Once more I was back in Sorata. One of the men, our only mechanic, an Englishman, was quarantined in a little house on the outskirts, down with the smallpox. We had shared the room in the Sorata posada together before I started across the high plain, and he had become sick twenty-four hours after I left. The intendente of Sorata was irritated at him, he was some trouble with his smallpox. They had locked an old Indian woman in the house on the outskirts to which he had been removed and kept a guard at the door so she could not escape. She was cook and nurse.

The queer official government doctor who ran a queer medicine shop and barely kept alive under the government subsidy, shuffled up to the house each day and called inquiries through the window that were answered by the sick man. Fortunately he was not very ill, and he pulled through. While the peeling or shedding process was on we would go up and sit across the alley from his window and smoke some pipes with the patient.

At night he used to be annoyed while he was helpless, by the Aymarás, who would hold little dances and celebrations under his windows, tooting the doleful flutes and beating the drums. While he was sickest he was helpless; one of his first messages was to the intendente to chase off the Indians. It had the usual result—nothing. His first convalescent act was to crawl over to the window one night with his gun and open fire. Two muffled echoes from the night proved that he had punctured two drums and he was left in peace. True, the Aymarás complained but the intendente came back with the information that a crazy smallpox patient was a free agent and they had better keep away. Thereafter no more drums or flutes broke the night’s peace.

CHAPTER XXI
THE MUSIC OF THE AYMARÁS

This Indian music is interesting and I was fortunate in being able to have some preserved in musical form for repetition. In the remains of the vast Indian nation shattered by Pizarro, the Empire of the Incas, every man and boy, almost from the age when he can walk, is an adept on their simple reed flutes and Pandean pipes; the drum he merely thumps. They are a musical race; there are songs and airs for each season, for the planting, for the harvest, for the valorous deeds of the vanished caciques, for their gods of old to whom a new significance has been given by a pious Church, and the long-drawn chants by means of which, at their yearly gatherings, they pass down the history of their race. As there is no written language, there is no written music; it is handed down from generation to generation by the ear alone.
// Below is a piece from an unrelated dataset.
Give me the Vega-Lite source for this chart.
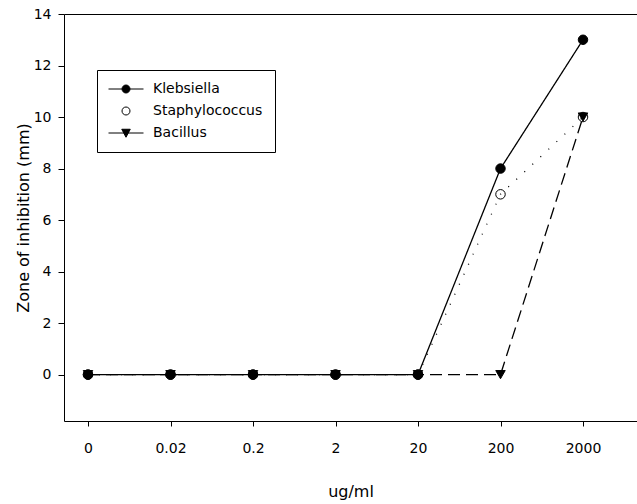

Their national instruments are but three in number: the flute—a reed about eighteen inches in length, with six holes, and a square slit at the end for a mouthpiece, played after the manner of a clarionet; the Pandean pipes—a series of seven reed tubes that, in the large ones, are four feet in length, and in the smaller ones scarcely as many inches; and the drum. The last is the universal instrument of all peoples; there are few races so low in the scale of human society as not to possess it. The Pandean pipes are in a double row, and at the time of preparation for the Indiads, or the intertribal wars, the outer series is filled with cañassa, the native liquor, and the player receives the benefit of the intoxicating fumes without the delay incidental to drinking from the bottle. Only the men play, the women and girls never; their part is in the chanting and in the hand-clapping that measures the weird rhythm, although before marriage the girls are allowed to join in the dances and the drinking that goes with them.

In the cities and villages there are the constant beating of the drums and sound of the flutes. Every community or group has its special festival days. Now it is a wedding or a christening with the hosts of “compadres”—godfathers—or the Church day of some obscure saint celebrated by the mission padre, then a village fiesta or house-raising, and from day to day the sounds of barbaric strains stretch in an endless chain throughout the year. In riding over the high plains in the Indian country one is seldom beyond the sound of the thin flutes. Every llama and sheep herder passes the monotonous hours with his playing. In the still air it carries for miles and softens in the long distances with a weird pleasing effect. The strain is short, but one bar, and for hours it is repeated with unvarying exactness.

Even in the bitter cold and snow of the trails of the high passes the presence of the Indians is announced long before their appearance by the echoing flutes. They plod along in single file, muffled in their ponchos, driving the llamas or burros before them; one of them supplies the music, but as the air is thin in these high altitudes and breath is precious, they relieve each other at frequent intervals. There is no marked cadence to the music; it is a weary minor air unlike the sturdy measures we associate with marching music, but it undoubtedly stimulates its audience in some mysterious way with an inspiring effect.